Ethnic/Cultural Homogeneity and Social Trust (debated)
- One line of argument claims trust tracks racial/cultural homogeneity and cites Rome and post‑1965 US immigration.
- Multiple replies challenge this as oversimplified or racist:
- Point to homogeneous but low‑trust or violent societies (Mexico, Greece), and diverse but high‑trust ones (Canada, EU).
- Suggest familiarity, institutions, inequality, and norms about individual vs. collective responsibility matter more than race.
Modern Parallels and Institutional Services
- Unaccompanied minor services on planes, trains, and buses are noted as current analogs: paying institutions to safely chaperone kids.

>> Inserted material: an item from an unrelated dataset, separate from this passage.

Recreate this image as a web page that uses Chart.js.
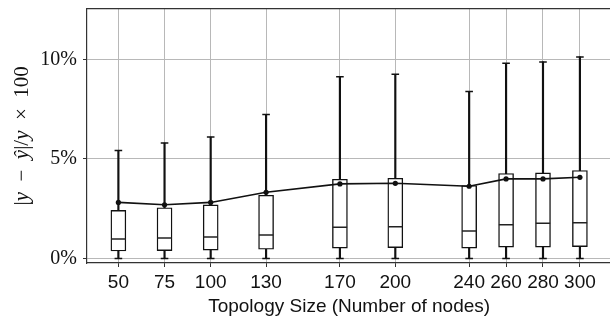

- Some argue we traded communal trust for personal freedom and choice, creating a tension: high trust implies constraints on individual behavior.
Postal System Abuses and Oddities
- Commenters enjoy other creative early‑Parcel‑Post hacks: mailing bricks to build a bank, and today’s ability to mail odd single items (bricks, potatoes, beach balls).
- Current USPS rules (weight limits, rules on animals) are discussed; day‑old and adult birds can be mailed, but not people.
Humor and Cultural References
- Thread includes jokes about “totes not tots,” mailmen fathering babies, and references to children’s books (Mailing May, Flat Stanley), Orphan Trains, and self‑shipping stunts, framing the history as both charming and disturbing.